At the age of 12 I participated in my first archaeological dig at a Woodland Indian site in a corn field in Greene County, PA. I found a fish scale in a fire pit and I was hooked. At the age of 16 I attended field school at Clarion State College.
That fall, with 6 college credits already under my belt from field school, I began my undergrad studies at University of Pittsburgh where I majored in anthropology/archaeology with a photography minor. I studied under department head Dr. James Adovasio who was the director of the famous Meadowcroft Rock Shelter. I concentrated on Woodland Indian studies with some historical study with a special research project of a plantation in my senior year. I also worked for several years at Carnegie Museum doing artifact photography.
After I graduated (cum laude) I was accepted into the Nautical Archaeology program at Texas A&M University where I concentrated on historical archaeology of the Americas.

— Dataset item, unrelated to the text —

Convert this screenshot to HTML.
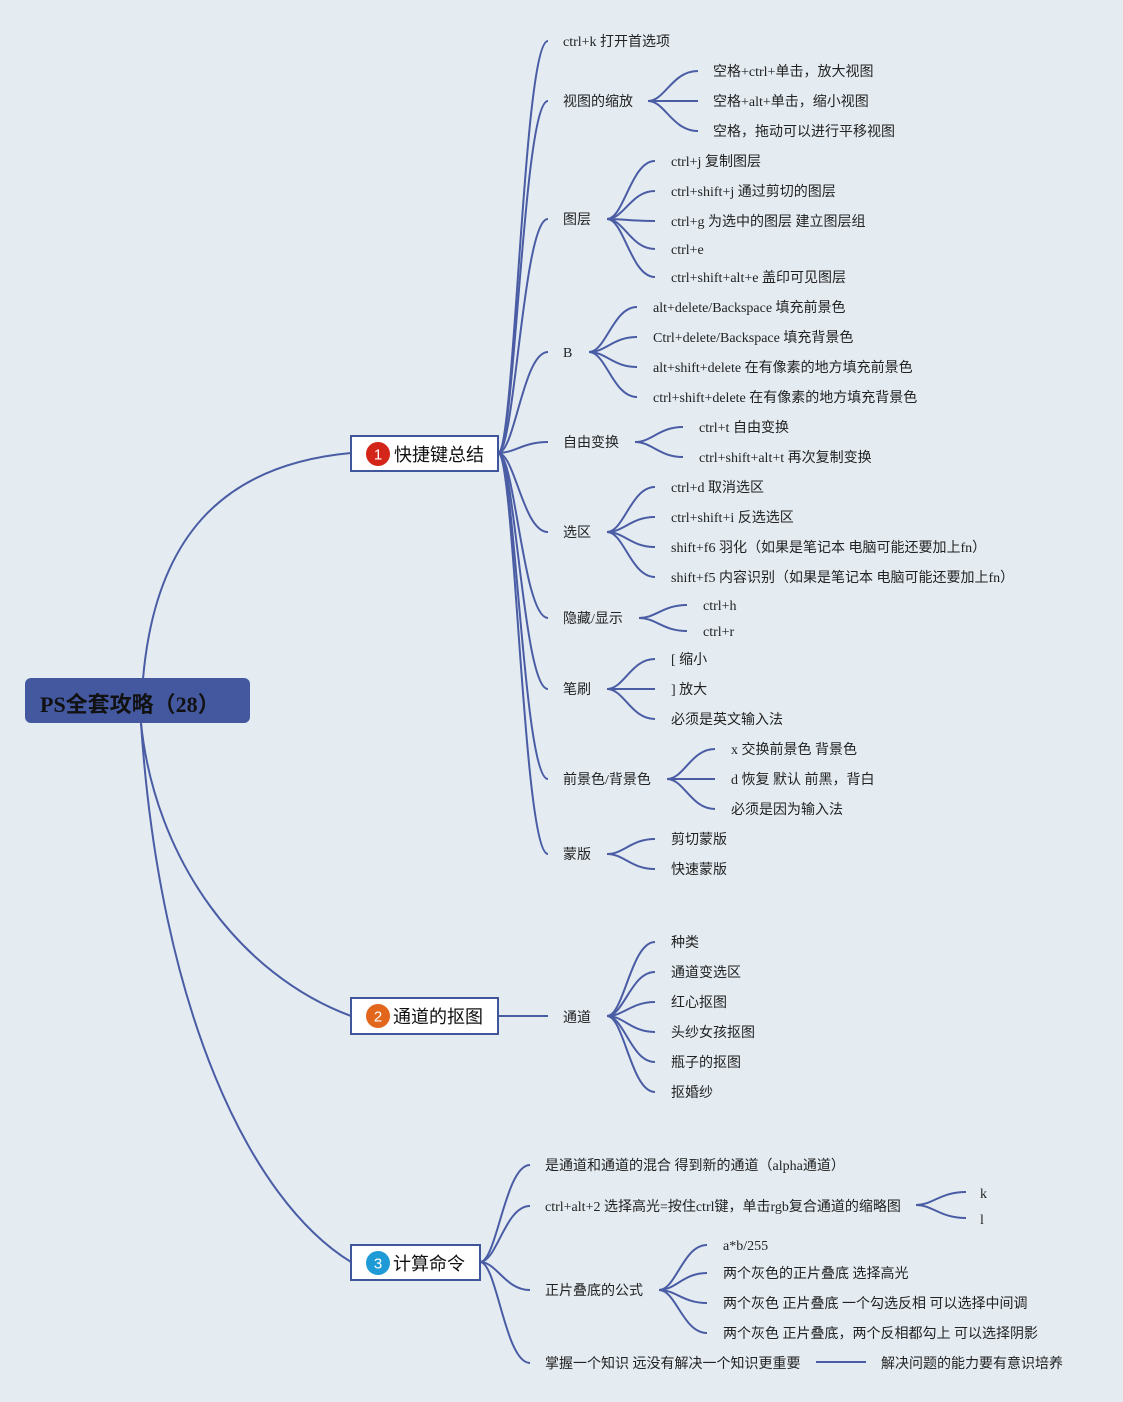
<!DOCTYPE html>
<html>
<head>
<meta charset="utf-8">
<style>
  html,body{margin:0;padding:0;background:#e4ecf2;}
  svg{display:block;}
  .t{font-family:"Liberation Serif","Noto Sans CJK SC",serif;font-size:14px;fill:#222;}
  .n{font-family:"Liberation Sans","Noto Sans CJK SC",sans-serif;font-size:18px;fill:#111;}
  .b{font-family:"Liberation Sans","Noto Sans CJK SC",sans-serif;font-size:15px;fill:#fff;}
  .r{font-family:"Liberation Serif","Noto Sans CJK SC",sans-serif;font-size:22px;font-weight:bold;fill:#111;}
  path{fill:none;stroke:#4a5ca4;stroke-width:2;}
</style>
</head>
<body>
<svg width="1123" height="1402" viewBox="0 0 1123 1402" xmlns="http://www.w3.org/2000/svg">
<rect x="0" y="0" width="1123" height="1402" fill="#e4ecf2"/>

<!-- root connectors -->
<path d="M143 679 C155 540 220 465 351 453"/>
<path d="M141 723 C155 860 240 975 351 1016"/>
<path d="M141 723 C160 1010 250 1200 351 1262"/>

<!-- root -->
<rect x="25" y="678" width="225" height="45" rx="6" fill="#4458a0"/>
<text class="r" x="40" y="712">PS全套攻略（28）</text>

<!-- node1 fan -->
<path d="M498 453 C515 453 523 41 548 41"/>
<path d="M498 453 C515 453 523 101 548 101"/>
<path d="M498 453 C515 453 523 219 548 219"/>
<path d="M498 453 C515 453 523 352 548 352"/>
<path d="M498 453 C515 453 523 442 548 442"/>
<path d="M498 453 C515 453 523 532 548 532"/>
<path d="M498 453 C515 453 523 618 548 618"/>
<path d="M498 453 C515 453 523 689 548 689"/>
<path d="M498 453 C515 453 523 779 548 779"/>
<path d="M498 453 C515 453 523 854 548 854"/>

<!-- node 1 box -->
<rect x="351" y="436" width="147" height="35" fill="#fff" stroke="#3f559c" stroke-width="2"/>
<circle cx="378" cy="454" r="12" fill="#d4251a"/>
<text class="b" x="378" y="459.5" text-anchor="middle">1</text>
<text class="n" x="394" y="461">快捷键总结</text>

<!-- level-1 labels -->
<text class="t" x="563" y="46">ctrl+k 打开首选项</text>
<text class="t" x="563" y="106">视图的缩放</text>
<text class="t" x="563" y="224">图层</text>
<text class="t" x="563" y="357">B</text>
<text class="t" x="563" y="447">自由变换</text>
<text class="t" x="563" y="537">选区</text>
<text class="t" x="563" y="623">隐藏/显示</text>
<text class="t" x="563" y="694">笔刷</text>
<text class="t" x="563" y="784">前景色/背景色</text>
<text class="t" x="563" y="859">蒙版</text>

<!-- 视图的缩放 -->
<path d="M648 101 C665 101 672 71 698 71"/>
<path d="M648 101 L698 101"/>
<path d="M648 101 C665 101 672 131 698 131"/>
<text class="t" x="713" y="76">空格+ctrl+单击，放大视图</text>
<text class="t" x="713" y="106">空格+alt+单击，缩小视图</text>
<text class="t" x="713" y="136">空格，拖动可以进行平移视图</text>

<!-- 图层 -->
<path d="M607 219 C624 219 631 161 655 161"/>
<path d="M607 219 C624 219 631 191 655 191"/>
<path d="M607 219 C624 219 631 221 655 221"/>
<path d="M607 219 C624 219 631 249 655 249"/>
<path d="M607 219 C624 219 631 277 655 277"/>
<text class="t" x="671" y="166">ctrl+j 复制图层</text>
<text class="t" x="671" y="196">ctrl+shift+j 通过剪切的图层</text>
<text class="t" x="671" y="226">ctrl+g 为选中的图层 建立图层组</text>
<text class="t" x="671" y="254">ctrl+e</text>
<text class="t" x="671" y="282">ctrl+shift+alt+e 盖印可见图层</text>

<!-- B -->
<path d="M589 352 C606 352 613 307 637 307"/>
<path d="M589 352 C606 352 613 337 637 337"/>
<path d="M589 352 C606 352 613 367 637 367"/>
<path d="M589 352 C606 352 613 397 637 397"/>
<text class="t" x="653" y="312">alt+delete/Backspace 填充前景色</text>
<text class="t" x="653" y="342">Ctrl+delete/Backspace 填充背景色</text>
<text class="t" x="653" y="372">alt+shift+delete 在有像素的地方填充前景色</text>
<text class="t" x="653" y="402">ctrl+shift+delete 在有像素的地方填充背景色</text>

<!-- 自由变换 -->
<path d="M635 442 C652 442 659 427 683 427"/>
<path d="M635 442 C652 442 659 457 683 457"/>
<text class="t" x="699" y="432">ctrl+t 自由变换</text>
<text class="t" x="699" y="462">ctrl+shift+alt+t 再次复制变换</text>

<!-- 选区 -->
<path d="M607 532 C624 532 631 487 655 487"/>
<path d="M607 532 C624 532 631 517 655 517"/>
<path d="M607 532 C624 532 631 547 655 547"/>
<path d="M607 532 C624 532 631 577 655 577"/>
<text class="t" x="671" y="492">ctrl+d 取消选区</text>
<text class="t" x="671" y="522">ctrl+shift+i 反选选区</text>
<text class="t" x="671" y="552">shift+f6 羽化（如果是笔记本 电脑可能还要加上fn）</text>
<text class="t" x="671" y="582">shift+f5 内容识别（如果是笔记本 电脑可能还要加上fn）</text>

<!-- 隐藏/显示 -->
<path d="M639 618 C656 618 663 605 687 605"/>
<path d="M639 618 C656 618 663 631 687 631"/>
<text class="t" x="703" y="610">ctrl+h</text>
<text class="t" x="703" y="636">ctrl+r</text>

<!-- 笔刷 -->
<path d="M607 689 C624 689 631 659 655 659"/>
<path d="M607 689 L655 689"/>
<path d="M607 689 C624 689 631 719 655 719"/>
<text class="t" x="671" y="664">[ 缩小</text>
<text class="t" x="671" y="694">] 放大</text>
<text class="t" x="671" y="724">必须是英文输入法</text>

<!-- 前景色/背景色 -->
<path d="M667 779 C684 779 691 749 715 749"/>
<path d="M667 779 L715 779"/>
<path d="M667 779 C684 779 691 809 715 809"/>
<text class="t" x="731" y="754">x 交换前景色 背景色</text>
<text class="t" x="731" y="784">d 恢复 默认 前黑，背白</text>
<text class="t" x="731" y="814">必须是因为输入法</text>

<!-- 蒙版 -->
<path d="M607 854 C624 854 631 839 655 839"/>
<path d="M607 854 C624 854 631 869 655 869"/>
<text class="t" x="671" y="844">剪切蒙版</text>
<text class="t" x="671" y="874">快速蒙版</text>

<!-- node 2 -->
<path d="M498 1016 L548 1016"/>
<rect x="351" y="998" width="147" height="36" fill="#fff" stroke="#3f559c" stroke-width="2"/>
<circle cx="378" cy="1016" r="12" fill="#e2661b"/>
<text class="b" x="378" y="1021.5" text-anchor="middle">2</text>
<text class="n" x="393" y="1023">通道的抠图</text>
<text class="t" x="563" y="1022">通道</text>
<path d="M607 1016 C624 1016 631 942 655 942"/>
<path d="M607 1016 C624 1016 631 972 655 972"/>
<path d="M607 1016 C624 1016 631 1002 655 1002"/>
<path d="M607 1016 C624 1016 631 1032 655 1032"/>
<path d="M607 1016 C624 1016 631 1062 655 1062"/>
<path d="M607 1016 C624 1016 631 1092 655 1092"/>
<text class="t" x="671" y="947">种类</text>
<text class="t" x="671" y="977">通道变选区</text>
<text class="t" x="671" y="1007">红心抠图</text>
<text class="t" x="671" y="1037">头纱女孩抠图</text>
<text class="t" x="671" y="1067">瓶子的抠图</text>
<text class="t" x="671" y="1097">抠婚纱</text>

<!-- node 3 -->
<path d="M480 1262 C497 1262 505 1165 530 1165"/>
<path d="M480 1262 C497 1262 505 1206 530 1206"/>
<path d="M480 1262 C497 1262 505 1290 530 1290"/>
<path d="M480 1262 C497 1262 505 1363 530 1363"/>
<rect x="351" y="1245" width="129" height="35" fill="#fff" stroke="#3f559c" stroke-width="2"/>
<circle cx="378" cy="1263" r="12" fill="#1e9ad6"/>
<text class="b" x="378" y="1268.5" text-anchor="middle">3</text>
<text class="n" x="393" y="1270">计算命令</text>

<text class="t" x="545" y="1170">是通道和通道的混合 得到新的通道（alpha通道）</text>
<text class="t" x="545" y="1211">ctrl+alt+2 选择高光=按住ctrl键，单击rgb复合通道的缩略图</text>
<path d="M916 1205 C933 1205 940 1192 966 1192"/>
<path d="M916 1205 C933 1205 940 1218 966 1218"/>
<text class="t" x="980" y="1198">k</text>
<text class="t" x="980" y="1224">l</text>

<text class="t" x="545" y="1295">正片叠底的公式</text>
<path d="M659 1290 C676 1290 683 1245 707 1245"/>
<path d="M659 1290 C676 1290 683 1273 707 1273"/>
<path d="M659 1290 C676 1290 683 1303 707 1303"/>
<path d="M659 1290 C676 1290 683 1333 707 1333"/>
<text class="t" x="723" y="1250">a*b/255</text>
<text class="t" x="723" y="1278">两个灰色的正片叠底 选择高光</text>
<text class="t" x="723" y="1308">两个灰色 正片叠底 一个勾选反相 可以选择中间调</text>
<text class="t" x="723" y="1338">两个灰色 正片叠底，两个反相都勾上 可以选择阴影</text>

<text class="t" x="545" y="1368">掌握一个知识 远没有解决一个知识更重要</text>
<path d="M816 1362 L866 1362"/>
<text class="t" x="881" y="1368">解决问题的能力要有意识培养</text>
</svg>
</body>
</html>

I studied under Dr. Donny Hamilton, director of the Port Royal, Jamaica, underwater site. For several seasons I worked in the field at Port Royal. There I participated in underwater excavations, artifact processing and conservation, photography, darkroom, and ACAD/GPS survey processing.

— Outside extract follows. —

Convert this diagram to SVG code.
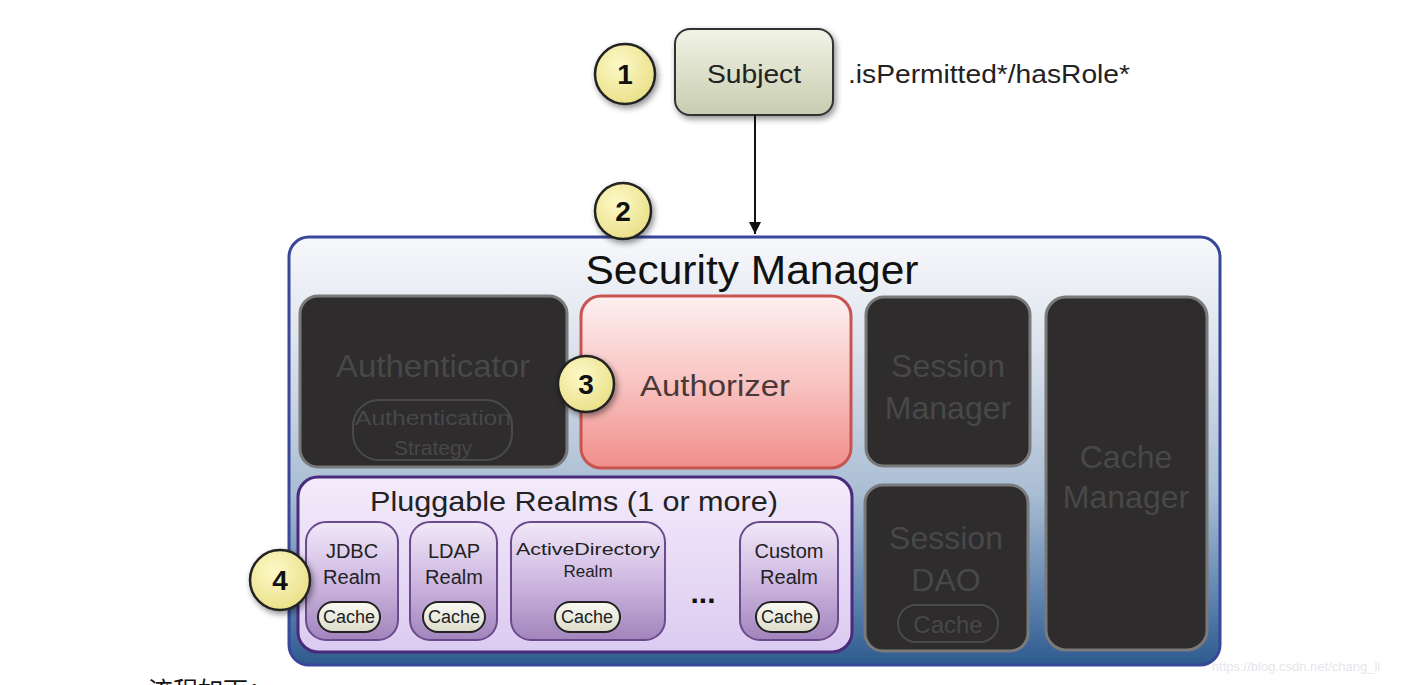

Back in Texas I spent most of my time in the A&M conservation lab processing the thousands of artifacts we’d recovered the previous seasons. Artifacts from wet sites require a completely different approach to conservation, and A&M has pioneered many of those techniques.

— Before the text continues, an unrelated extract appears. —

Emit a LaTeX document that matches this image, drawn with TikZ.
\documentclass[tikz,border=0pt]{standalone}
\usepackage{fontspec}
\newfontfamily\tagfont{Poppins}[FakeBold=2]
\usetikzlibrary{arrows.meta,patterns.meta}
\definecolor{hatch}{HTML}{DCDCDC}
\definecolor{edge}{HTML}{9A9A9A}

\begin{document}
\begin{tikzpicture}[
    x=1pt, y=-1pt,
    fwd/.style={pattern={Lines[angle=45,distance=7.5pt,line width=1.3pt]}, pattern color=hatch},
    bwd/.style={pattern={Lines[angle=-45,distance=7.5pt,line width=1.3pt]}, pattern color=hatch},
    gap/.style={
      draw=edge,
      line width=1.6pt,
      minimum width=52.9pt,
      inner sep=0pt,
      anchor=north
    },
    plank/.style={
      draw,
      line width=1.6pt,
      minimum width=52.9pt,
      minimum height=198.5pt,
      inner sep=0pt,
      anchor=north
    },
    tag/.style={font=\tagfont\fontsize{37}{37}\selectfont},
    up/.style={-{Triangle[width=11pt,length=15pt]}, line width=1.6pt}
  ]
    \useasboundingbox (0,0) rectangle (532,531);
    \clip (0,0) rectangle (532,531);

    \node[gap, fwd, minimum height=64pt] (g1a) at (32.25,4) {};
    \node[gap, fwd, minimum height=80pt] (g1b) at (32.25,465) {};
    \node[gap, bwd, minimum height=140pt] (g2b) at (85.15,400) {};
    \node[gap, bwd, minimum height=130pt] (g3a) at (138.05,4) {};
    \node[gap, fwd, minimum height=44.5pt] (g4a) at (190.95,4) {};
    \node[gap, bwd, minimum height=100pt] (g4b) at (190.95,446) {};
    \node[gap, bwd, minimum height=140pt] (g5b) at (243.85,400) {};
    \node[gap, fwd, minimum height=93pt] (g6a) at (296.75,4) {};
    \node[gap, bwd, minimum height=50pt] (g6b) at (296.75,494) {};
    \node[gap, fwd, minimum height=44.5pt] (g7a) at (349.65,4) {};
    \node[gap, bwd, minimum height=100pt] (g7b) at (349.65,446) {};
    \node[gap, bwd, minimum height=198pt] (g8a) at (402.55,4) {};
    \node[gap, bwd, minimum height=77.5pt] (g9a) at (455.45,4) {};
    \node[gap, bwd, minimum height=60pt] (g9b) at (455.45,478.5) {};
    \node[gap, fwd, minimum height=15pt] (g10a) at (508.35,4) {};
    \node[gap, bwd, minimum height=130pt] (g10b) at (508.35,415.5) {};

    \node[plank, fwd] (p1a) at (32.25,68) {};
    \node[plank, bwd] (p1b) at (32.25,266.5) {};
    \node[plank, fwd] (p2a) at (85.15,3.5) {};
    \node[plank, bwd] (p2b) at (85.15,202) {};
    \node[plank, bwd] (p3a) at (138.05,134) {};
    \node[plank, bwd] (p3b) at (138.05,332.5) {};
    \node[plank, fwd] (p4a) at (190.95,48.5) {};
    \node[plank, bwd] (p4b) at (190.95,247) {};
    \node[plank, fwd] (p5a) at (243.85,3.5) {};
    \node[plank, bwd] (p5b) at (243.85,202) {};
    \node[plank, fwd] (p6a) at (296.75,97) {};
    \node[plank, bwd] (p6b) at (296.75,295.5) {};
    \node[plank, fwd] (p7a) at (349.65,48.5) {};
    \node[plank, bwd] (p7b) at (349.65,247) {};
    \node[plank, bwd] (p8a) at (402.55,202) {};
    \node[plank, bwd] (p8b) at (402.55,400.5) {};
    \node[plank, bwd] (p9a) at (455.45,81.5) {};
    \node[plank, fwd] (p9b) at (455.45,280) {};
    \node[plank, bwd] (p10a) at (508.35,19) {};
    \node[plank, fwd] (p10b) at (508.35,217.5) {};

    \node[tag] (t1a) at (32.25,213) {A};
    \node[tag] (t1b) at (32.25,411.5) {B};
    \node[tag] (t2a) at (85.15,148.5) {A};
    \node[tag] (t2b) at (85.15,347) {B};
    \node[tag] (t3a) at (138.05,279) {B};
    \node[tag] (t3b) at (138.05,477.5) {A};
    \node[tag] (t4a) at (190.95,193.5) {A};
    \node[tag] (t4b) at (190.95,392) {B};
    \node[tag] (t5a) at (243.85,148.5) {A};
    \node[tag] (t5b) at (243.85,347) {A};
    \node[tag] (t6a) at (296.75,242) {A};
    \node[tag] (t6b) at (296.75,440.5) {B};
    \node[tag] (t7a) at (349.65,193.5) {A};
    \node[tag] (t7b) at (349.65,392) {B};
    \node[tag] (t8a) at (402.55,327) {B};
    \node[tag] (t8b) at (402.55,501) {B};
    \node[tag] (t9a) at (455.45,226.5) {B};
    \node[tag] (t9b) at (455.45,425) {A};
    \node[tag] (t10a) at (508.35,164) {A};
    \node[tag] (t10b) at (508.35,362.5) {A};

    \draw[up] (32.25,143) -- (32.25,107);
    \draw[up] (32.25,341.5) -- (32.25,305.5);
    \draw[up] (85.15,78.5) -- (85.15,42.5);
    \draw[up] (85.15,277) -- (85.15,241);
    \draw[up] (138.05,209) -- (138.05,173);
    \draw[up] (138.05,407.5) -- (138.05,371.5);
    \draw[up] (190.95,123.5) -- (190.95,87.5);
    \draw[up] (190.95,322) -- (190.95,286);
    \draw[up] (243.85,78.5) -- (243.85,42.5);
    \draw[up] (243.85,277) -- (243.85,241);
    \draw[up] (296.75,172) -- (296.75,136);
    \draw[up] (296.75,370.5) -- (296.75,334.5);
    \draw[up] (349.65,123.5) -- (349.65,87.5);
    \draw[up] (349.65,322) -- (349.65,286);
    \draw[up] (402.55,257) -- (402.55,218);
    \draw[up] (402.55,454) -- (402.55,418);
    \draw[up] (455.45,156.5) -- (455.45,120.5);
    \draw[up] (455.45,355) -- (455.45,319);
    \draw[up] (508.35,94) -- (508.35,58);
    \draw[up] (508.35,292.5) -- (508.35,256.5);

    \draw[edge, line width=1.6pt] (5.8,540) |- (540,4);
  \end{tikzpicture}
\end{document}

I was also co-editor of the Institute of Nautical Archaeology’s monthly newsletter.
I devoted one summer in Jamaica to archival research by microfilming 17th century records at the Spanish Town archives. I later used these documents as the basis of my thesis: Probate Inventories of Port Royal, Jamaica.
I spent another summer back in Pittsburgh, where I worked in my old department at Pitt doing artifact conservation, research and stratigraphy mapping at Meadowcroft Rock Shelter.
I graduated from A&M with a Master’s degree in Nautical Archaeology with a minor in Photography.
After I moved to New Orleans in 1989 I worked for Goodwin & Assoc. doing contract archaeology for about a year. Soon after this, life turned me in a different direction, and I got away from archaeology, but still kept in touch with my associates at TAMU, many of whom are professors now.
Although I am not doing archaeology now, I use the skills, experience and training in many things I do now including graphic design, genealogy, and publications.